Ashley Graham on sex while pregnant

That doesn’t mean people don’t still have questions. In her profile, Graham admitted that she asked her friends to tell her about their own experiences with sex while pregnant. She found that the sex was different than what she was used to — she expected her sex drive to change, but not how sex, itself, worked.

“I feel like every relationship goes in waves of sex. You’re like, Hey, do we need to plan this? And now, with pregnancy, things have been real-ly diff-er-ent,” she told the magazine.

“Because there’s this huge bulge that can be sensitive if you lay on it or go into a new position. I’ve been literally asking every single one of my friends who have had babies or who’re pregnant, like, ‘What positions do you guys do?’ This has to be a normal conversation among mothers.”

Greta Gerwig on the similarities between motherhood and filmmaking

For Greta Gerwig, the director behind “Lady Bird” (2017) and the upcoming “Little Women” (2019), what makes motherhood and filmmaking “twin adventures” is the way they are united by an abiding sense of doubt.

“I think [it’s] that feeling of forever being under-qualified and kind of awed by the thing,” Gerwig told the magazine. “I was always scared about being a mother, in terms of what it would mean for what I was able to do.”

While she was pregnant, Gerwig said she would frequently indulge in watching Cardi B’s videos on Instagram, in which the rapper would gleefully and candidly discuss the changes her body was going through. “She’d do videos about how her hair looked better, but then she was mad because she had terrible heartburn. Everything. I would eat it up. I’ve just been very moved by women who’ve claimed all of it.”

Cardi B on the standards of motherhood

In the same way that Cardi B is beloved for her humour, she’s also beloved for what’s perceived to be authenticity: her refusal to adhere to what those around her want or expect her to be. Most times, she’s more interested in breaking rules than she is in following them. When it comes to motherhood, she carries with her the same irreverent spirit that makes her a joy to watch.

“I could shake my ass, I could be the most ratchet-est person ever, I could get into a fight tomorrow, but I’m still a great mom,” she told the magazine.

“All the time I’m thinking about my kid. I’m shaking my ass, but at the same time I’m doing business, I’m on the phone with my business manager saying, make sure that a percentage of my check goes to my kid’s trust. I give my daughter so much love, and I’m setting her up for a future. I want to tell her that a lot of the shit that I have done in life—no matter what I did, knowing that I wanted to have kids made me go harder to secure a good future for my kids.”

Stella McCartney on balancing a schedule with four kids

Stella McCartney is busy. Not only is she a well-decorated and well-respected fashion designer, with a reputation as the “conscience” of the fashion world, but she’s also a mother of four children. Her sons are Miller, 14, and Beckett, 11. Her daughters are Bailey, 13, and Reiley, 9.
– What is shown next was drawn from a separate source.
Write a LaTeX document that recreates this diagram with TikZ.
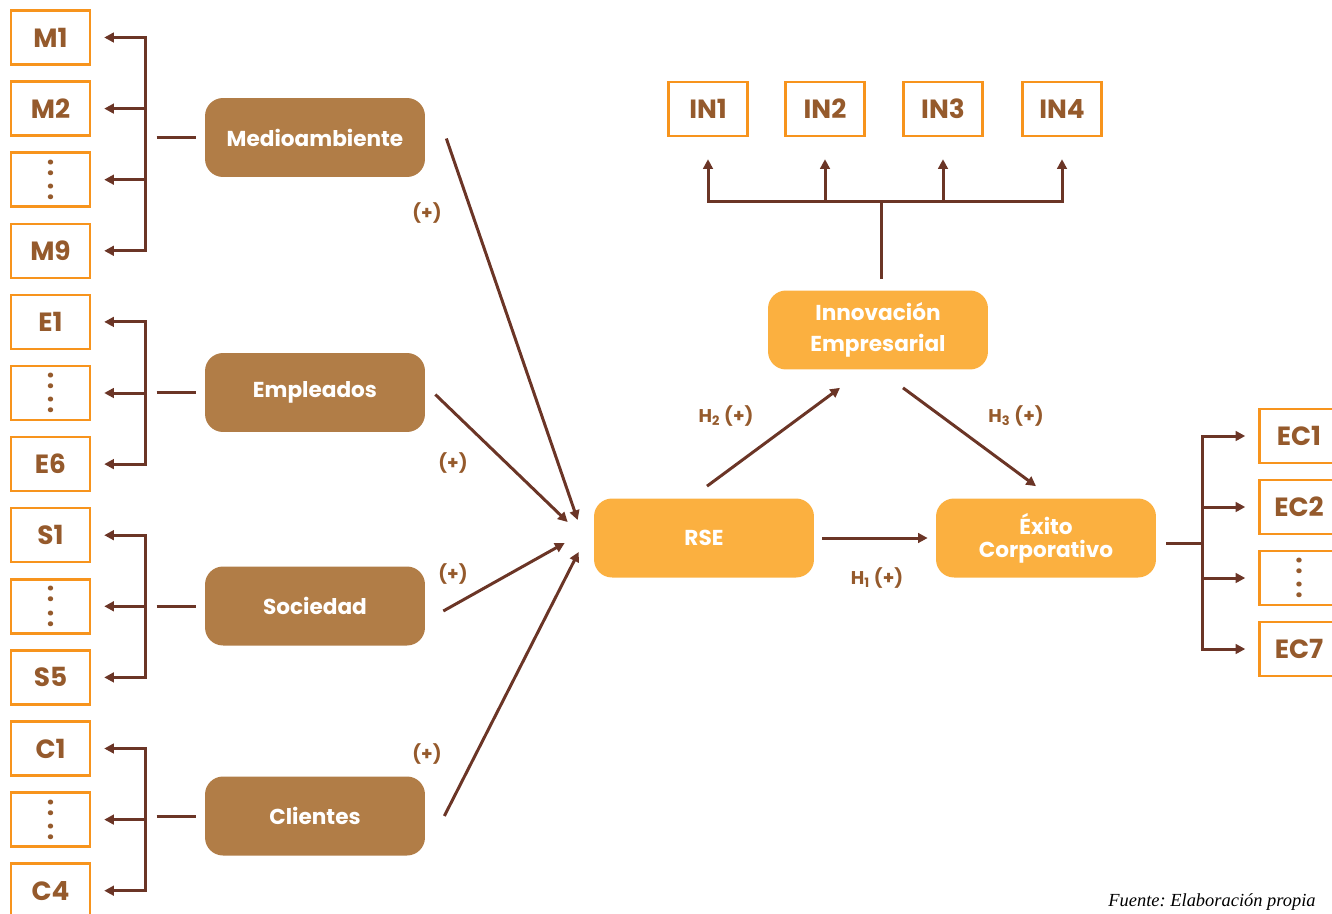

Obviously, she drinks a lot of coffee.

“I had four school drop-offs this morning,” she told Vogue.

“I start at 6:30 a.m., and by the time I get to work [by bicycle], I feel like I’m literally done for the day. I’m a big hot sweaty mess, too ... When you’ve got a job and you’ve got kids, [the school run] is when you get to see them, and you have to wake up super early and engage in that moment. Then I try and squeeze in some exercise, and then I go to work. And I try and get back for the bookending of being a mum.”